Which makes this journey feel very much like a choose your own adventure book in which I cannot read ahead.

(46) thinking about orthodoxy – part 1

A year spent living with my dear sister and brother-in-law also includes a year spent living in rhythm with the Orthodox Church, of which they are part. I am loosely affiliated because I am also a Christian. But I am clearly not one with that rhythm.

I could live to a different rhythm, as I have all these years. Participation in faith-practice with them is not mandatory. At any point, I could go alone to any number of Protestant churches where I would be invited to take Communion, where, although I would still be an outsider, I might at least recognize a song or two, where a printed bulletin might clue me in on a different manifestation of the same old Protestant celebration of faith.

But for the time being, participation is practical. I know no one in this city. Why go out and try to start friendships from scratch when I can cling to the coattails of my sister’s already-existing friendships, at least for now? Why buy a refrigerator of my own food when we can share meals together, even if that means vegan Wednesdays and Fridays and the mildly terrifying spectre of Lent (a vegan fast beginning in a couple of weeks – ancient calendar differences mean Western and Eastern Lents begin at different times)? I would be quite lonely here and they, my family, have taken me in. It seems to honor them to at least listen and learn.

In the meantime, the wonderings and musings and questions seem endless. My brother-in-law is always willing to engage in a theological discussion and so we have discussed the life of the Virgin Mary, the authenticity of relics, how the canon of the Scriptures was developed and apocryphal books, venerating icons and praying to the saints, the doctrine of original sin, gender roles, fasting, and usually all over dinner or washing the dishes.

I am realizing that I have a lot to learn and realizing that I don’t know as much in depth as I thought about various theological positions held by the church I grew up in.

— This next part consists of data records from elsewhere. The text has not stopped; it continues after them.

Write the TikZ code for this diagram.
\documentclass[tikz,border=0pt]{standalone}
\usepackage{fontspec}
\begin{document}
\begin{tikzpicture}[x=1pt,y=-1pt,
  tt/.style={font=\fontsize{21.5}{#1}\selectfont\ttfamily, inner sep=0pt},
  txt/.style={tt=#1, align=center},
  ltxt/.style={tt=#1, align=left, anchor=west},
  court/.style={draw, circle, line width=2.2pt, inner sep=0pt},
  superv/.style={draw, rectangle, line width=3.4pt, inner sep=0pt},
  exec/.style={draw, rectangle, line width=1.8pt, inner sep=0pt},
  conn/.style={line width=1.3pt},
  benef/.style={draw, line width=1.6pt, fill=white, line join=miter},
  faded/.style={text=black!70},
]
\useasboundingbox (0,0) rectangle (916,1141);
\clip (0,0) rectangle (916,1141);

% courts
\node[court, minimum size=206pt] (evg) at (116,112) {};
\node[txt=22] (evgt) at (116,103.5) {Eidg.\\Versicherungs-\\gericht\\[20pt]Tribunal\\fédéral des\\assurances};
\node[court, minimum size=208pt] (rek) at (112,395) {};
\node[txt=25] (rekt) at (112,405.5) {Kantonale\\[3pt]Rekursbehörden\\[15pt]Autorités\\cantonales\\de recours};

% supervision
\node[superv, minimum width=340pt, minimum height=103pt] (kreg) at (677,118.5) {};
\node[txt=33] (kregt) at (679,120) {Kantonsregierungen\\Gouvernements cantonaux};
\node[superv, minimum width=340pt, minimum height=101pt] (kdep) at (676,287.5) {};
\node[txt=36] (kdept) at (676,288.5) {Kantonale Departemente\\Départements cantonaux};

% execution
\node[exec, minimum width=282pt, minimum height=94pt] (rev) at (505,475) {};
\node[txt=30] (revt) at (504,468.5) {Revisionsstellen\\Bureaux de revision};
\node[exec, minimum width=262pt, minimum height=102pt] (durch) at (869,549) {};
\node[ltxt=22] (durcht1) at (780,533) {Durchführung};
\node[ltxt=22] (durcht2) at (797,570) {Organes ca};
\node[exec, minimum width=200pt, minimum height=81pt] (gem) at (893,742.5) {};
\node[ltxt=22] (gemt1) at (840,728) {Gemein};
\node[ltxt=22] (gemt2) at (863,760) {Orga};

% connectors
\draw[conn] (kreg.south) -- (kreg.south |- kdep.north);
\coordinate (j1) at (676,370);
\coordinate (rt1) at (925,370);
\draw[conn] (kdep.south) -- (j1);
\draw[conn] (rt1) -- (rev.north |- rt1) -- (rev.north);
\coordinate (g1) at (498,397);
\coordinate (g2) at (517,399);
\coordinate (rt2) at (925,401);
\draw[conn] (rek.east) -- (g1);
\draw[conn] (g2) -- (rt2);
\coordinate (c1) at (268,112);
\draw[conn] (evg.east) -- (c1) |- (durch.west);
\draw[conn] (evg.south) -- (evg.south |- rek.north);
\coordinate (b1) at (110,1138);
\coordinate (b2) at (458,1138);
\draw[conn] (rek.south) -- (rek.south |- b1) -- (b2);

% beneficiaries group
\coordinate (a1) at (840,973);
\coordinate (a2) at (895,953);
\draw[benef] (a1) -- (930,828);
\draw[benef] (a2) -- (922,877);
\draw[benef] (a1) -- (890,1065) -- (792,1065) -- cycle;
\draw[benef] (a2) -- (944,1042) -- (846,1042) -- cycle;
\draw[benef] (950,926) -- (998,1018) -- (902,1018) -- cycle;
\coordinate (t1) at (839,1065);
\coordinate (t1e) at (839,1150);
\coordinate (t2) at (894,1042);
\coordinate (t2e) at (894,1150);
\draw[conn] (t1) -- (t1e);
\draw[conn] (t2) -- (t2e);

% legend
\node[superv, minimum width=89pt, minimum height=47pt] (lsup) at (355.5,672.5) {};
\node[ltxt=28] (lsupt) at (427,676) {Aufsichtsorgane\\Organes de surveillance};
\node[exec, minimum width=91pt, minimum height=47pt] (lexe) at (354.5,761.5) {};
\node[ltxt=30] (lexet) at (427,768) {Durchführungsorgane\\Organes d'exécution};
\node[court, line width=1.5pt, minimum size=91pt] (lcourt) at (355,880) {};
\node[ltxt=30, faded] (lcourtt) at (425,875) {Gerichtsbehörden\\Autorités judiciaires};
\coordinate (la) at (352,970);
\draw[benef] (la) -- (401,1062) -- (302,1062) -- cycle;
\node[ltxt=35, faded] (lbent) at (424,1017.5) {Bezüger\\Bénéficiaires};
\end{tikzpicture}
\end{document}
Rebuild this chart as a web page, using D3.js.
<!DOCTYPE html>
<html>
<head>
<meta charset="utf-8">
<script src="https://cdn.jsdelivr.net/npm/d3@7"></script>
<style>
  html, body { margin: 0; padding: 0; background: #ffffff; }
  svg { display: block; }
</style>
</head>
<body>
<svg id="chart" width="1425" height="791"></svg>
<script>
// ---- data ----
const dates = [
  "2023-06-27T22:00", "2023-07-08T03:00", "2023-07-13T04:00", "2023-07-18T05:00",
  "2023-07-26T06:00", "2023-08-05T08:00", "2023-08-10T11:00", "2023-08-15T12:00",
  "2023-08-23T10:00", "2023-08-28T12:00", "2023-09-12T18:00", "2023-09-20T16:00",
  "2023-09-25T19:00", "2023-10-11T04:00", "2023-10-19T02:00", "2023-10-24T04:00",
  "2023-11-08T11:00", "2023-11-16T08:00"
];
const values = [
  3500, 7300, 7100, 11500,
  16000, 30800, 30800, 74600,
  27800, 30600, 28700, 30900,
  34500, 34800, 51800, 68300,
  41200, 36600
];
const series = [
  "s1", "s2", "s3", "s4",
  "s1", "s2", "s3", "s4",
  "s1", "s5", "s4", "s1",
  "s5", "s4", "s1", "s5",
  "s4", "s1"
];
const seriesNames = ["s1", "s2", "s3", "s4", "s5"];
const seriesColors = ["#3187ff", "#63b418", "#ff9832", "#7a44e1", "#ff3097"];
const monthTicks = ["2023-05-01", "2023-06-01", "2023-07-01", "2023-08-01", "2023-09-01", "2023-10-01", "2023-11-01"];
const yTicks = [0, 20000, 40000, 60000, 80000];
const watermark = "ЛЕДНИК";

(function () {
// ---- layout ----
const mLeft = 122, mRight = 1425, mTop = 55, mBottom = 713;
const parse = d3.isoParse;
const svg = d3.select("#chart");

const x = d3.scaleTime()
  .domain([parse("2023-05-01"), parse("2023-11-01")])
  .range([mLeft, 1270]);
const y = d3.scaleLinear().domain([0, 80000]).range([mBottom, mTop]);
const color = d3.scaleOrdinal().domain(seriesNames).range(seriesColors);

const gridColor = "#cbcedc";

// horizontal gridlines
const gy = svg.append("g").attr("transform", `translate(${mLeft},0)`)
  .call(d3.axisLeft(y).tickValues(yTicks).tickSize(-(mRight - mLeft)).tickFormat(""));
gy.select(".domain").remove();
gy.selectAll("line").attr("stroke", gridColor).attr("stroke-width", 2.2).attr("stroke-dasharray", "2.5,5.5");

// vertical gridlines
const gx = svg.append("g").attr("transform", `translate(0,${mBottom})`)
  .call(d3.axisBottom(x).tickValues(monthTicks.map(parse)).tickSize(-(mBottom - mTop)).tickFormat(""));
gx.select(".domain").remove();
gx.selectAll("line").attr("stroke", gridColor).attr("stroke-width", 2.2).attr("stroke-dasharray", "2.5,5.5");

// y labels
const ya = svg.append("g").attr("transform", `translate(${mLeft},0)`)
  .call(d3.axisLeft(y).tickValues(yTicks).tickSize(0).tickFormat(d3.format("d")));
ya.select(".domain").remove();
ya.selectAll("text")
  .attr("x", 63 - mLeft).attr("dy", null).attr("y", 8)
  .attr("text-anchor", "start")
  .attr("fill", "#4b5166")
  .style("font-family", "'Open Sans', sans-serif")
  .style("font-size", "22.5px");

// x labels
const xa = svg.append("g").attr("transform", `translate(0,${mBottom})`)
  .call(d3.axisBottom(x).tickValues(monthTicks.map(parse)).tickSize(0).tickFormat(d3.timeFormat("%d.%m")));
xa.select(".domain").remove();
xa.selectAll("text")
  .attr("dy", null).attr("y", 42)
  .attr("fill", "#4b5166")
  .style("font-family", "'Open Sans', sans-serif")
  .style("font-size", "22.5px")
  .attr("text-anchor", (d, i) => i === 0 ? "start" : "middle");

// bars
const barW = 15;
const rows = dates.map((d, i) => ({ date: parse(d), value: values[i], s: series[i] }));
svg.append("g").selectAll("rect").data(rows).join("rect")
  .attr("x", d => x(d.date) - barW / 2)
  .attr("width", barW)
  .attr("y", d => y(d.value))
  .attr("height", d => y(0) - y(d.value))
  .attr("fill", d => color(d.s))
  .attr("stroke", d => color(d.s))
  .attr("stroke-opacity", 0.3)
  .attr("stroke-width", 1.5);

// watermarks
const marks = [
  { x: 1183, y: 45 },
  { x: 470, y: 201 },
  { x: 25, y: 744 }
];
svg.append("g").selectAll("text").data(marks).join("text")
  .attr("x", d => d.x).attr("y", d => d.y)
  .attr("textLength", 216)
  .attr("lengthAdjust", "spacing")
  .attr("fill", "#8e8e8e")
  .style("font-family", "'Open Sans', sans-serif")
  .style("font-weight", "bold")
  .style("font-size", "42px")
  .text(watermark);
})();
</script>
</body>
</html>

And so far it seems we Protestants and the Orthodox are more similar from a theological standpoint than I would have thought, although maybe this impression is due to my lack of knowledge and understanding of above-mentioned theological positions. The main differences seem to be in practice, not in belief. And where our beliefs are different, I think the Orthodox might have a more-than-reasonable argument.

I have a feeling this will be just the first of many reflections on what I’m learning through living in an Orthodox household this year.